— Start —

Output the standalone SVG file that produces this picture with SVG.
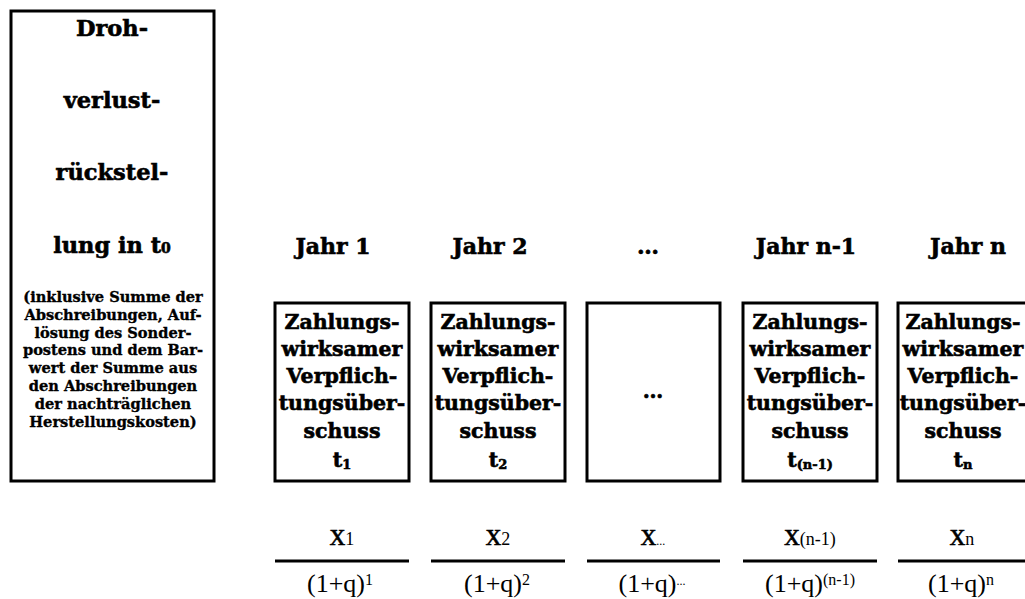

— End —
— Start —

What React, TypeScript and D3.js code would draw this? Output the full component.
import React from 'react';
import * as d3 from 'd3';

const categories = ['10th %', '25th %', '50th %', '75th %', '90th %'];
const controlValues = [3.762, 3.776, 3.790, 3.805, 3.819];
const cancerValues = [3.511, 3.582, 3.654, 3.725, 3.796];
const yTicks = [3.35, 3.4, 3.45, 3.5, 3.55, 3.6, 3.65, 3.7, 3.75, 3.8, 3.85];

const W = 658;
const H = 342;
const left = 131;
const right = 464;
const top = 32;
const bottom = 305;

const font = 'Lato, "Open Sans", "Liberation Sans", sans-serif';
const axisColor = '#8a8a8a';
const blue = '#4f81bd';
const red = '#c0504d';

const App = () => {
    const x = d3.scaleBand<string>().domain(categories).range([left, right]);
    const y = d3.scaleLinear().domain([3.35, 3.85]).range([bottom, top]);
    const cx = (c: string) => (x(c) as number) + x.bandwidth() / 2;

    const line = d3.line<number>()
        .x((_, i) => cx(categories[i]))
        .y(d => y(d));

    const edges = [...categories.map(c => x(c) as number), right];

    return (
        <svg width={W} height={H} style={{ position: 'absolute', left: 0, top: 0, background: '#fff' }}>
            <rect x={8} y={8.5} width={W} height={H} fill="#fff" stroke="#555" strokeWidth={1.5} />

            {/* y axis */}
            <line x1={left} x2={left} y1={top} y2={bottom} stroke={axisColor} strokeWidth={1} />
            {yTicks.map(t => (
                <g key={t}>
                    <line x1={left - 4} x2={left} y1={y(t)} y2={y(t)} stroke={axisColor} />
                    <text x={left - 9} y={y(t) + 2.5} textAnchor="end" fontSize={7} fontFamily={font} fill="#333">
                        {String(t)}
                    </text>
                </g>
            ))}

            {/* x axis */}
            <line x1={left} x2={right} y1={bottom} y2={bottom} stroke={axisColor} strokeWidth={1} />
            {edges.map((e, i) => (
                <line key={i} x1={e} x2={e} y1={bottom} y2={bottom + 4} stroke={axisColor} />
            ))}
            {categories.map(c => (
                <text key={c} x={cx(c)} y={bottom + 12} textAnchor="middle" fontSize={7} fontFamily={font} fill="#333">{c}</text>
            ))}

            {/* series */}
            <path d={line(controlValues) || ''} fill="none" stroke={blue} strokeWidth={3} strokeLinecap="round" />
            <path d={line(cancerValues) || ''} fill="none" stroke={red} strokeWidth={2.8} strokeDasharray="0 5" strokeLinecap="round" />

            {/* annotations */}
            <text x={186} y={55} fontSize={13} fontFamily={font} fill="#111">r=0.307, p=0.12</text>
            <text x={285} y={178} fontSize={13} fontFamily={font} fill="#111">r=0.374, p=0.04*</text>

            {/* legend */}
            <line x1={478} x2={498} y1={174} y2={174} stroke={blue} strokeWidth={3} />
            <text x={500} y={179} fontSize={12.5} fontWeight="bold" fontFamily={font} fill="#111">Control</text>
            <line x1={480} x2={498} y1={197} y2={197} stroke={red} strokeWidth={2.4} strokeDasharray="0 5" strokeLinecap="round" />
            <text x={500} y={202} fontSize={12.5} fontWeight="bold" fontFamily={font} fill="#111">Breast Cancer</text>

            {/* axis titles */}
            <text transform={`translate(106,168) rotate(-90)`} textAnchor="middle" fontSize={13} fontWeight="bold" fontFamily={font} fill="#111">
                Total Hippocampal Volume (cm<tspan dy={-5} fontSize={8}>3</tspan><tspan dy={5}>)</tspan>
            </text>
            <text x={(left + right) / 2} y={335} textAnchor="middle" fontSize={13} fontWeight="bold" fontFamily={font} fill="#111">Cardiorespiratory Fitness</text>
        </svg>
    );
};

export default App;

— End —

- _Stated problem_
Exactly reproduce the lines that run from the line bearing "What React, TypeScript" through the line bearing "const bottom = 305;", with both end lines included.

- _Answer_
What React, TypeScript and D3.js code would draw this? Output the full component.
import React from 'react';
import * as d3 from 'd3';

const categories = ['10th %', '25th %', '50th %', '75th %', '90th %'];
const controlValues = [3.762, 3.776, 3.790, 3.805, 3.819];
const cancerValues = [3.511, 3.582, 3.654, 3.725, 3.796];
const yTicks = [3.35, 3.4, 3.45, 3.5, 3.55, 3.6, 3.65, 3.7, 3.75, 3.8, 3.85];

const W = 658;
const H = 342;
const left = 131;
const right = 464;
const top = 32;
const bottom = 305;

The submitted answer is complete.